Your task: Leave out the pictures, then reproduce the rest of the material exactly.

Supplied data:
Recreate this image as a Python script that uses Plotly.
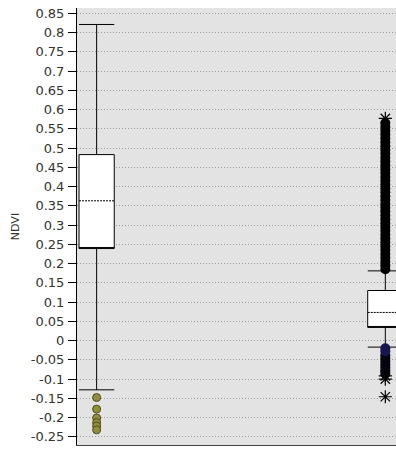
import plotly.graph_objects as go

# ---- data ----
box_positions = [0, 1]
q1_values = [0.239, 0.034]
q3_values = [0.483, 0.130]
mean_values = [0.363, 0.073]
lower_whiskers = [-0.128, -0.017]
upper_whiskers = [0.821, 0.181]

# outliers of box 1 (olive circles)
outliers_1 = [-0.148, -0.178, -0.201, -0.213, -0.222, -0.232]

# outliers of box 2 (dense column of points)
outliers_2_upper = [0.185, 0.195, 0.205, 0.215, 0.225, 0.235, 0.245, 0.255, 0.265, 0.275,
                    0.285, 0.295, 0.305, 0.315, 0.325, 0.335, 0.345, 0.355, 0.365, 0.375,
                    0.385, 0.395, 0.405, 0.415, 0.425, 0.435, 0.445, 0.455, 0.465, 0.475,
                    0.485, 0.495, 0.505, 0.515, 0.525, 0.535, 0.545, 0.555, 0.565]
outliers_2_lower = [-0.038, -0.046, -0.054, -0.062, -0.070, -0.078, -0.086]
outliers_2_near = [-0.020, -0.028]
extremes_2 = [0.577, -0.092, -0.100, -0.146]

tick_vals = [0.85, 0.8, 0.75, 0.7, 0.65, 0.6, 0.55, 0.5, 0.45, 0.4, 0.35, 0.3, 0.25, 0.2,
             0.15, 0.1, 0.05, 0, -0.05, -0.1, -0.15, -0.2, -0.25]
tick_text = ["0.85", "0.8", "0.75", "0.7", "0.65", "0.6", "0.55", "0.5", "0.45", "0.4",
             "0.35", "0.3", "0.25", "0.2", "0.15", "0.1", "0.05", "0", "-0.05", "-0.1",
             "-0.15", "-0.2", "-0.25"]

fig = go.Figure()

# boxes (median is not drawn in the reference; it is placed on the lower box edge)
fig.add_trace(go.Box(
    x=box_positions, q1=q1_values, median=q1_values, q3=q3_values,
    lowerfence=lower_whiskers, upperfence=upper_whiskers, mean=mean_values,
    boxmean=True, boxpoints=False, width=0.122, whiskerwidth=1,
    fillcolor="white", line=dict(color="black", width=1),
    hoverinfo="skip", showlegend=False,
))

fig.add_trace(go.Scatter(
    x=[box_positions[0]] * len(outliers_1), y=outliers_1, mode="markers",
    marker=dict(symbol="circle", size=8, color="#8f8d3e",
                line=dict(color="#4f4d1c", width=1)),
    hoverinfo="skip", showlegend=False, cliponaxis=False,
))

fig.add_trace(go.Scatter(
    x=[box_positions[1]] * len(outliers_2_upper), y=outliers_2_upper, mode="markers",
    marker=dict(symbol="circle", size=10, color="black"),
    hoverinfo="skip", showlegend=False,
))

fig.add_trace(go.Scatter(
    x=[box_positions[1]] * len(outliers_2_lower), y=outliers_2_lower, mode="markers",
    marker=dict(symbol="circle", size=10, color="#050510"),
    hoverinfo="skip", showlegend=False,
))

fig.add_trace(go.Scatter(
    x=[box_positions[1]] * len(outliers_2_near), y=outliers_2_near, mode="markers",
    marker=dict(symbol="circle", size=10, color="#161650"),
    hoverinfo="skip", showlegend=False,
))

fig.add_trace(go.Scatter(
    x=[box_positions[1]] * len(extremes_2), y=extremes_2, mode="markers",
    marker=dict(symbol="asterisk-open", size=11, color="black",
                line=dict(color="black", width=1.2)),
    hoverinfo="skip", showlegend=False,
))

fig.update_layout(
    width=396, height=449,
    margin=dict(l=77, r=0, t=8, b=4),
    paper_bgcolor="white",
    plot_bgcolor="#e3e3e3",
    showlegend=False,
    hovermode=False,
    font=dict(family="DejaVu Sans", size=13, color="#333333"),
)

fig.update_xaxes(
    range=[-0.068, 1.037], showticklabels=False, ticks="",
    showgrid=False, zeroline=False,
    showline=True, linecolor="#444444", linewidth=1,
)

fig.update_yaxes(
    range=[-0.2713, 0.8638],
    tickmode="array", tickvals=tick_vals, ticktext=tick_text,
    ticks="outside", ticklen=8, tickcolor="black", tickwidth=1,
    ticklabelstandoff=1,
    showgrid=True, gridcolor="#9a9a9a", griddash="1px,2px", gridwidth=1,
    zeroline=False,
    showline=True, linecolor="black", linewidth=1,
    title=dict(text="NDVI", font=dict(size=11, color="#333333"), standoff=8),
    automargin=False,
)

fig.write_html(
    "out.html",
    config={"displayModeBar": False, "staticPlot": True},
    post_script="document.body.style.margin='0';document.body.style.overflow='hidden';",
)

Task result:
Recreate this image as a Python script that uses Plotly.
import plotly.graph_objects as go

# ---- data ----
box_positions = [0, 1]
q1_values = [0.239, 0.034]
q3_values = [0.483, 0.130]
mean_values = [0.363, 0.073]
lower_whiskers = [-0.128, -0.017]
upper_whiskers = [0.821, 0.181]

# outliers of box 1 (olive circles)
outliers_1 = [-0.148, -0.178, -0.201, -0.213, -0.222, -0.232]

# outliers of box 2 (dense column of points)
outliers_2_upper = [0.185, 0.195, 0.205, 0.215, 0.225, 0.235, 0.245, 0.255, 0.265, 0.275,
                    0.285, 0.295, 0.305, 0.315, 0.325, 0.335, 0.345, 0.355, 0.365, 0.375,
                    0.385, 0.395, 0.405, 0.415, 0.425, 0.435, 0.445, 0.455, 0.465, 0.475,
                    0.485, 0.495, 0.505, 0.515, 0.525, 0.535, 0.545, 0.555, 0.565]
outliers_2_lower = [-0.038, -0.046, -0.054, -0.062, -0.070, -0.078, -0.086]
outliers_2_near = [-0.020, -0.028]
extremes_2 = [0.577, -0.092, -0.100, -0.146]

tick_vals = [0.85, 0.8, 0.75, 0.7, 0.65, 0.6, 0.55, 0.5, 0.45, 0.4, 0.35, 0.3, 0.25, 0.2,
             0.15, 0.1, 0.05, 0, -0.05, -0.1, -0.15, -0.2, -0.25]
tick_text = ["0.85", "0.8", "0.75", "0.7", "0.65", "0.6", "0.55", "0.5", "0.45", "0.4",
             "0.35", "0.3", "0.25", "0.2", "0.15", "0.1", "0.05", "0", "-0.05", "-0.1",
             "-0.15", "-0.2", "-0.25"]

fig = go.Figure()

# boxes (median is not drawn in the reference; it is placed on the lower box edge)
fig.add_trace(go.Box(
    x=box_positions, q1=q1_values, median=q1_values, q3=q3_values,
    lowerfence=lower_whiskers, upperfence=upper_whiskers, mean=mean_values,
    boxmean=True, boxpoints=False, width=0.122, whiskerwidth=1,
    fillcolor="white", line=dict(color="black", width=1),
    hoverinfo="skip", showlegend=False,
))

fig.add_trace(go.Scatter(
    x=[box_positions[0]] * len(outliers_1), y=outliers_1, mode="markers",
    marker=dict(symbol="circle", size=8, color="#8f8d3e",
                line=dict(color="#4f4d1c", width=1)),
    hoverinfo="skip", showlegend=False, cliponaxis=False,
))

fig.add_trace(go.Scatter(
    x=[box_positions[1]] * len(outliers_2_upper), y=outliers_2_upper, mode="markers",
    marker=dict(symbol="circle", size=10, color="black"),
    hoverinfo="skip", showlegend=False,
))

fig.add_trace(go.Scatter(
    x=[box_positions[1]] * len(outliers_2_lower), y=outliers_2_lower, mode="markers",
    marker=dict(symbol="circle", size=10, color="#050510"),
    hoverinfo="skip", showlegend=False,
))

fig.add_trace(go.Scatter(
    x=[box_positions[1]] * len(outliers_2_near), y=outliers_2_near, mode="markers",
    marker=dict(symbol="circle", size=10, color="#161650"),
    hoverinfo="skip", showlegend=False,
))

fig.add_trace(go.Scatter(
    x=[box_positions[1]] * len(extremes_2), y=extremes_2, mode="markers",
    marker=dict(symbol="asterisk-open", size=11, color="black",
                line=dict(color="black", width=1.2)),
    hoverinfo="skip", showlegend=False,
))

fig.update_layout(
    width=396, height=449,
    margin=dict(l=77, r=0, t=8, b=4),
    paper_bgcolor="white",
    plot_bgcolor="#e3e3e3",
    showlegend=False,
    hovermode=False,
    font=dict(family="DejaVu Sans", size=13, color="#333333"),
)

fig.update_xaxes(
    range=[-0.068, 1.037], showticklabels=False, ticks="",
    showgrid=False, zeroline=False,
    showline=True, linecolor="#444444", linewidth=1,
)

fig.update_yaxes(
    range=[-0.2713, 0.8638],
    tickmode="array", tickvals=tick_vals, ticktext=tick_text,
    ticks="outside", ticklen=8, tickcolor="black", tickwidth=1,
    ticklabelstandoff=1,
    showgrid=True, gridcolor="#9a9a9a", griddash="1px,2px", gridwidth=1,
    zeroline=False,
    showline=True, linecolor="black", linewidth=1,
    title=dict(text="NDVI", font=dict(size=11, color="#333333"), standoff=8),
    automargin=False,
)

fig.write_html(
    "out.html",
    config={"displayModeBar": False, "staticPlot": True},
    post_script="document.body.style.margin='0';document.body.style.overflow='hidden';",
)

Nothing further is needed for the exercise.